The funding investment in, and conduct of, research and how best to ensure transfer of results and information, and to effect improvements in communication and training added to the theme. The influence that different practices in feeding, harvesting and transportation may have on live and aquacultured species and how these practices can be controlled to result in a better product broadened the theme. The latest in safety issues, the challenges of inspection, HACCP, better techniques for the development of new products and the influence of process variables extended matters. A notable inclusion was in the example of the integration of catch data with complex process information thus creating a nexus of pre- and post-catch information to optimise yields and to plan fishing operations, a concept not yet employed, and probably unheard of, in fisheries management.

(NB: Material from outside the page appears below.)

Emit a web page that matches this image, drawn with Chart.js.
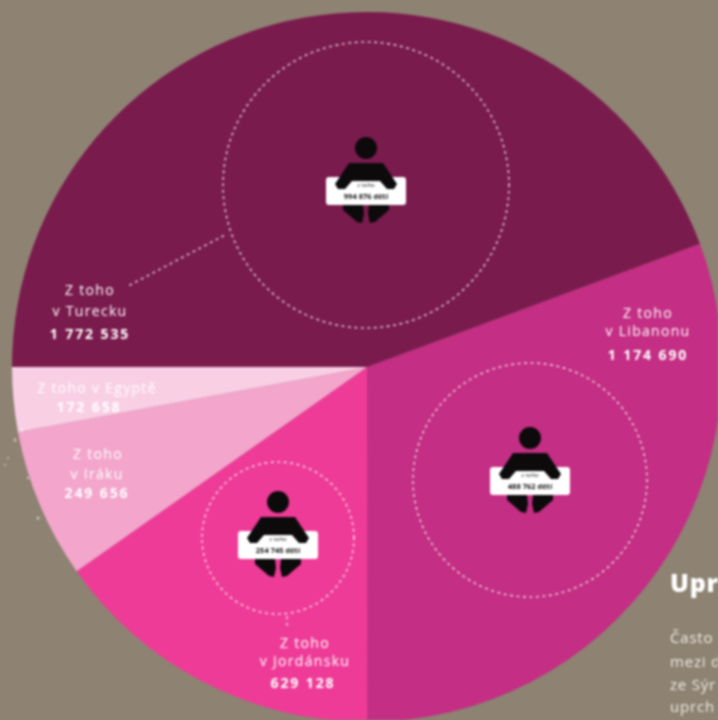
<!DOCTYPE html>
<html lang="cs"><head><meta charset="utf-8">
<style>
html,body{margin:0;padding:0;width:718px;height:720px;overflow:hidden;background:#8e8373}
#wrap{position:absolute;left:0;top:0;width:718px;height:720px;overflow:hidden;filter:blur(.8px)}
#c{position:absolute;left:0;top:0}
.t{position:absolute;transform:translate(-50%,-50%);color:#fff;font:14px "Open Sans",sans-serif;white-space:nowrap;letter-spacing:1.3px}
.b{font-weight:700;font-size:14px;letter-spacing:1.9px}
.s{color:#111;font-size:6px;letter-spacing:0}
.sb{color:#111;font-size:7.5px;font-weight:700;letter-spacing:0}
.l{position:absolute;color:#efe9e0;font:15px "Open Sans",sans-serif;white-space:nowrap;letter-spacing:.8px}
</style>
<script src="https://cdn.jsdelivr.net/npm/chart.js@4/dist/chart.umd.js"></script>
</head><body><div id="wrap"><canvas id="c" width="734" height="734" style="width:734px;height:734px"></canvas>
<div id="txt"></div></div>
<script>
const categories=["Libanon","Jordánsko","Irák","Egypt","Turecko"];
const sliceValues=[1225000,610000,273000,117000,1774000];
const printedValues=["1 174 690","629 128","249 656","172 658","1 772 535"];
const sliceColors=["#c42e84","#ee3b97","#f3a5cc","#f9cfe4","#7a1b4d"];
const rings=[[366,185,143],[530,480,117],[278,538,76]];
const figures=[[366,148,"z toho","994 876 dětí"],[530,438,"z toho","488 762 dětí"],[278,502,"z toho","254 745 dětí"]];
const leaders=[[130,285,225,235],[287,617,287,625]];
const labels=[
 [90,289,"Z toho",""],[90,310,"v Turecku",""],[90,333,printedValues[4],"b"],
 [97,387,"Z toho v Egyptě",""],[89,406,printedValues[3],"b"],
 [98,453,"Z toho",""],[97,473,"v Iráku",""],[97,492,printedValues[2],"b"],
 [648,312,"Z toho",""],[648,330,"v Libanonu",""],[648,354,printedValues[0],"b"],
 [305,642,"Z toho",""],[305,660,"v Jordánsku",""],[303,682,printedValues[1],"b"]];
const side=[[670,565,"Upr",'800 25px "Open Sans",sans-serif',"#fff"],[670,627,"Často"],[670,651,"mezi d"],[670,674,"ze Sýr"],[670,696,"uprch"]];

const deco={id:"deco",afterDraw(ch){
 const x=ch.ctx;x.save();
 x.strokeStyle="rgba(255,255,255,.8)";x.lineWidth=1.6;x.setLineDash([1.5,5]);x.lineCap="round";
 rings.forEach(r=>{x.beginPath();x.arc(r[0],r[1],r[2],0,7);x.stroke();});
 leaders.forEach(l=>{x.beginPath();x.moveTo(l[0],l[1]);x.lineTo(l[2],l[3]);x.stroke();});
 x.setLineDash([]);
 figures.forEach(f=>{
  const cx=f[0],hy=f[1];
  const leg=s=>{x.beginPath();x.moveTo(cx+s*23,hy+57);x.lineTo(cx+s*3,hy+57);x.lineTo(cx+s*2,hy+66);x.lineTo(cx+s*4,hy+75);x.lineTo(cx+s*9,hy+74);x.lineTo(cx+s*23,hy+62);x.closePath();x.fill();};
  x.fillStyle="#0d0a0c";
  x.beginPath();x.arc(cx,hy,11,0,7);x.fill();
  leg(-1);leg(1);
  x.fillStyle="#fff";x.beginPath();x.roundRect(cx-40,hy+29,80,28,3);x.fill();
  x.fillStyle="#0d0a0c";
  x.beginPath();x.moveTo(cx-17,hy+15);x.lineTo(cx+17,hy+15);x.lineTo(cx+31,hy+36);x.lineTo(cx+28,hy+41);x.lineTo(cx+21,hy+41);x.lineTo(cx+14,hy+33);x.lineTo(cx-14,hy+33);x.lineTo(cx-21,hy+41);x.lineTo(cx-28,hy+41);x.lineTo(cx-31,hy+36);x.closePath();x.fill();
 });
 x.fillStyle="rgba(255,255,255,.55)";
 [[15,440,1.5],[8,458,1],[28,478,1.2],[38,518,1.5],[5,465,1],[22,430,1.5]].forEach(p=>{x.beginPath();x.arc(p[0],p[1],p[2],0,7);x.fill();});
 x.restore();
}};
new Chart(document.getElementById("c"),{type:"pie",
 data:{labels:categories,datasets:[{data:sliceValues,backgroundColor:sliceColors,borderWidth:0}]},
 options:{responsive:false,animation:false,rotation:69.7,radius:355,layout:{padding:0},
  plugins:{legend:{display:false},tooltip:{enabled:false}}},
 plugins:[deco]});
const box=document.getElementById("txt");
function add(cls,x,y,s,font,color){const d=document.createElement("div");d.className=cls;d.style.left=x+"px";d.style.top=y+"px";d.textContent=s;if(font)d.style.font=font;if(color)d.style.color=color;box.appendChild(d);}
labels.forEach(l=>add("t "+l[3],l[0],l[1],l[2]));
figures.forEach(f=>{add("t s",f[0],f[1]+37,f[2]);add("t sb",f[0],f[1]+48,f[3]);});
side.forEach(s=>add("l",s[0],s[1],s[2],s[3],s[4]));
</script></body></html>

The Symposium was solely organised through the Centre for Food Technology, a unit of the Queensland Department of Primary Industries which also organised an international seafood conference in 1991. However, apart from a conference organised by FAQ and held in Melbourne in 1984, "Making the Most of the Catch..." is the first international symposium of Australian origin in the field of seafood technology from which written papers have been submitted and published as a proceedings. The Symposium attracted many of the workers from the major institutions around Australia who have involvement in some aspect of seafood research. Probably more important was the fact that it was attended by many scientists from overseas. That result and these proceedings amount to an injection of intellectual capital into the Australian scene facilitating the forging of personal links between scientists working on a similar problem in different situations. It is not just the exchange of knowledge and the continuing value of the material in the written proceedings, but, it is these ongoing personal links from which new and important contacts are made which provide overwhelming justification for meetings such as this.